Do this
For each line below that contains the string "Write", copy that line.

Stored rows
┄┄┄┄┄┄

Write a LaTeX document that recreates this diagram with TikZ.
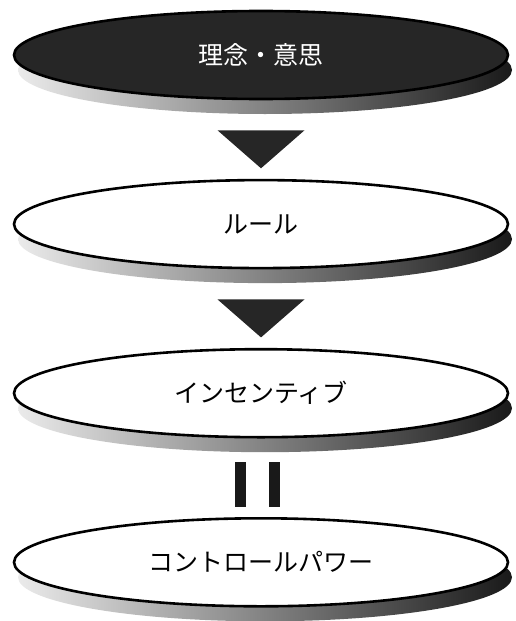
\documentclass[tikz,border=0pt]{standalone}
\usepackage{fontspec}
\newfontfamily\jp{Noto Sans CJK JP}
\usetikzlibrary{positioning,shapes.geometric,shadows,calc}

\begin{document}
\begin{tikzpicture}[
  x=1pt, y=1pt,
  node distance=78.5pt,
  every node/.style={ellipse, draw, line width=2.6pt, fill=white,
                     minimum width=494pt, minimum height=88pt,
                     font=\jp\fontsize{25}{30}\selectfont,
                     general shadow={shadow xshift=4pt, shadow yshift=-15pt,
                       left color=black!8, middle color=black!35, right color=black!90}},
  wedge/.style={fill=black!85},
  bar/.style={fill=black!90}
]
\useasboundingbox (0,0) rectangle (516,-621);
\node (ideal) [fill=black!85, text=white] at (261,-55) {理念・意思};
\node (rule) [below=of ideal] {ルール};
\node (incentive) [below=of rule] {インセンティブ};
\node (power) [below=of incentive] {コントロールパワー};

\fill[wedge] ($(ideal.south)+(-43.5,-30)$) -- ++(87,0) -- ++(-43.5,-38) -- cycle;
\fill[wedge] ($(rule.south)+(-43.5,-30)$) -- ++(87,0) -- ++(-43.5,-38) -- cycle;
\fill[bar] ($(incentive.south)+(-26,-23)$) rectangle ++(11,-45);
\fill[bar] ($(incentive.south)+(8,-23)$) rectangle ++(11,-45);
\end{tikzpicture}
\end{document}
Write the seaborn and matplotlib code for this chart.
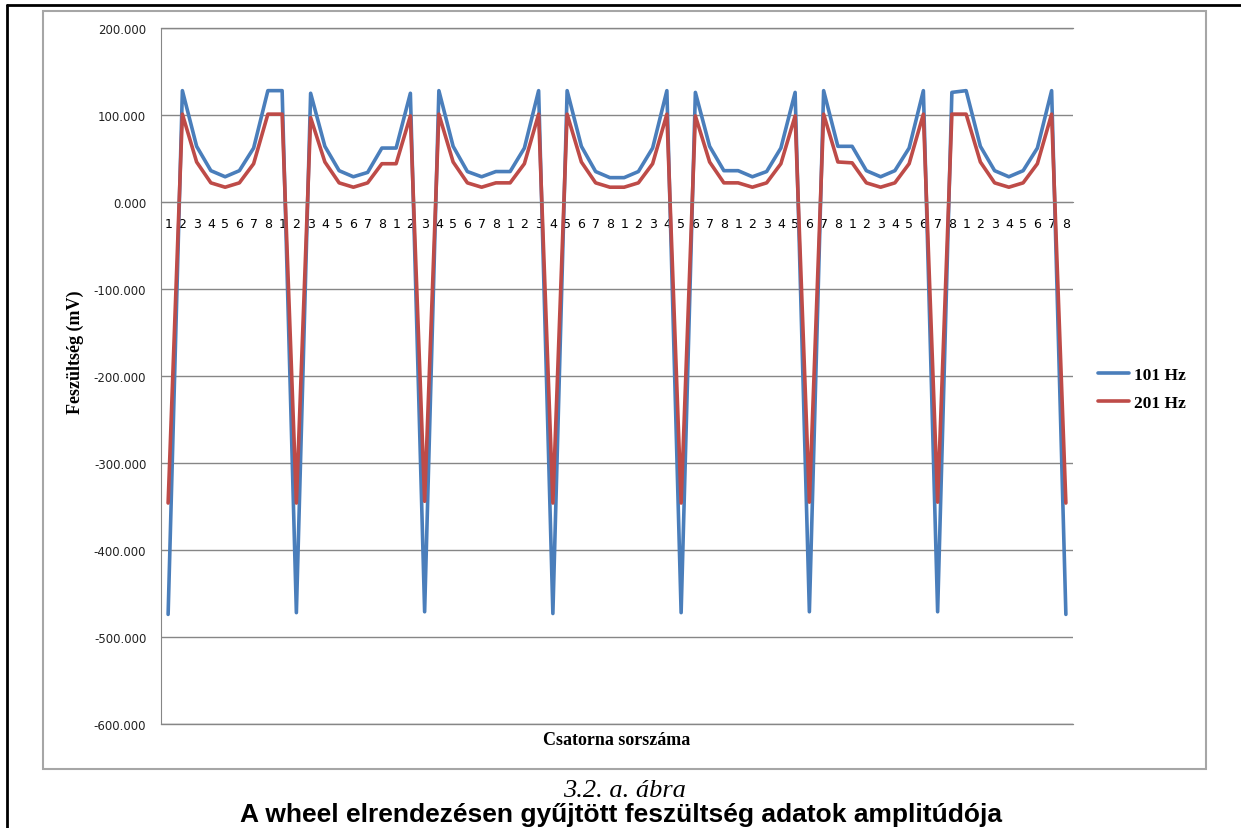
import matplotlib
matplotlib.use("Agg")
import matplotlib.pyplot as plt
from matplotlib.lines import Line2D
from matplotlib.patches import Rectangle
from matplotlib.ticker import FuncFormatter, MultipleLocator
import pandas as pd
import seaborn as sns

# channel number under each measurement point (8 channels, 8 rounds)
channel_labels = [1, 2, 3, 4, 5, 6, 7, 8] * 8

# amplitude values (mV)
hz101 = [-474, 128, 64, 36, 29, 36, 62, 128, 128,
         -472, 125, 64, 36, 29, 34, 62, 62, 125,
         -471, 128, 64, 35, 29, 35, 35, 62, 128,
         -473, 128, 64, 35, 28, 28, 35, 62, 128,
         -472, 126, 64, 36, 36, 29, 35, 62, 126,
         -471, 128, 64, 64, 36, 29, 36, 62, 128,
         -471, 126, 128, 64, 36, 29, 36, 62, 128,
         -474]
hz201 = [-346, 101, 46, 22, 17, 22, 44, 101, 101,
         -346, 97, 46, 22, 17, 22, 44, 44, 99,
         -344, 101, 46, 22, 17, 22, 22, 44, 101,
         -346, 101, 46, 22, 17, 17, 22, 44, 101,
         -346, 99, 46, 22, 22, 17, 22, 44, 99,
         -345, 101, 46, 45, 22, 17, 22, 44, 101,
         -345, 101, 101, 46, 22, 17, 22, 44, 101,
         -346]

series_names = ["101 Hz", "201 Hz"]
colors = ["#4a7ebb", "#be4b48"]

df = pd.DataFrame({
    "pos": list(range(len(hz101))) * 2,
    "value": hz101 + hz201,
    "series": [series_names[0]] * len(hz101) + [series_names[1]] * len(hz201),
})

W, H = 1241, 829
fig = plt.figure(figsize=(W / 100, H / 100), dpi=100)
sns.set_style("white")

ax = fig.add_axes([161 / W, 1 - 725 / H, (1073 - 161) / W, (725 - 29) / H])
sns.lineplot(data=df, x="pos", y="value", hue="series", palette=colors,
             estimator=None, sort=False, lw=2.6, ax=ax, legend=False)
for ln in ax.get_lines():
    ln.set_solid_joinstyle("round")

ax.set_xlim(-0.5, len(hz101) - 0.5)
ax.set_ylim(-600, 200)
ax.yaxis.set_major_locator(MultipleLocator(100))
ax.yaxis.set_major_formatter(FuncFormatter(lambda v, p: f"{v:.3f}"))
ax.grid(axis="y", color="#868686", lw=1.0)
ax.set_axisbelow(True)
# bottom gridline sits on the axes edge, keep it unclipped
ax.axhline(-600, color="#868686", lw=1.0, clip_on=False, zorder=0.5)
ax.axhline(200, color="#868686", lw=1.0, clip_on=False, zorder=0.5)

ax.set_xticks(range(len(channel_labels)))
ax.set_xticklabels([str(c) for c in channel_labels])
ax.tick_params(axis="x", length=0, pad=10.5, labelsize=9, labelcolor="black")
ax.tick_params(axis="y", length=3.6, width=1, color="#868686", pad=7,
               labelsize=8.5, labelcolor="#222222")
for s in ["top", "right"]:
    ax.spines[s].set_visible(False)
ax.spines["bottom"].set_position(("data", 0))
ax.spines["bottom"].set_color("#868686")
ax.spines["left"].set_color("#868686")
ax.set_xlabel("")
ax.set_ylabel("")

serif = ["Liberation Serif", "DejaVu Serif"]
fig.text(617 / W, 1 - 741 / H, "Csatorna sorszáma", ha="center", va="center",
         family=serif, weight="bold", fontsize=13, color="black")
fig.text(75 / W, 1 - 352 / H, "Feszültség (mV)", ha="center", va="center",
         rotation=90, family=serif, weight="bold", fontsize=13, color="black")

handles = [Line2D([], [], color=c, lw=2.6) for c in colors]
leg = fig.legend(handles, series_names, loc="center left",
                 bbox_to_anchor=(1098 / W, 1 - 390 / H), frameon=False,
                 prop={"family": serif, "weight": "bold", "size": 12.5},
                 handlelength=1.8, handletextpad=0.25, labelspacing=0.7,
                 borderpad=0, borderaxespad=0)
for t in leg.get_texts():
    t.set_color("black")

# Excel chart frame
fig.patches.append(Rectangle((43 / W, 1 - 770 / H), (1206 - 43) / W, (770 - 12) / H,
                             transform=fig.transFigure, fill=False,
                             edgecolor="#a6a6a6", lw=1.5))
# page frame lines
fig.add_artist(Line2D([7 / W, 1], [1 - 6 / H, 1 - 6 / H], transform=fig.transFigure,
                      color="black", lw=2))
fig.add_artist(Line2D([7 / W, 7 / W], [1 - 6 / H, 0], transform=fig.transFigure,
                      color="black", lw=2))

fig.text(624 / W, 1 - 797 / H, "3.2. a. ábra", ha="center", va="baseline",
         family=serif, style="italic", fontsize=19, color="black")
fig.text(621 / W, 1 - 822 / H, "A wheel elrendezésen gyűjtött feszültség adatok amplitúdója",
         ha="center", va="baseline", family=["Liberation Sans", "DejaVu Sans"],
         weight="bold", fontsize=19, color="black")

fig.savefig("out.png", dpi=100)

┄┄┄┄┄┄

Task response
Write a LaTeX document that recreates this diagram with TikZ.
Write the seaborn and matplotlib code for this chart.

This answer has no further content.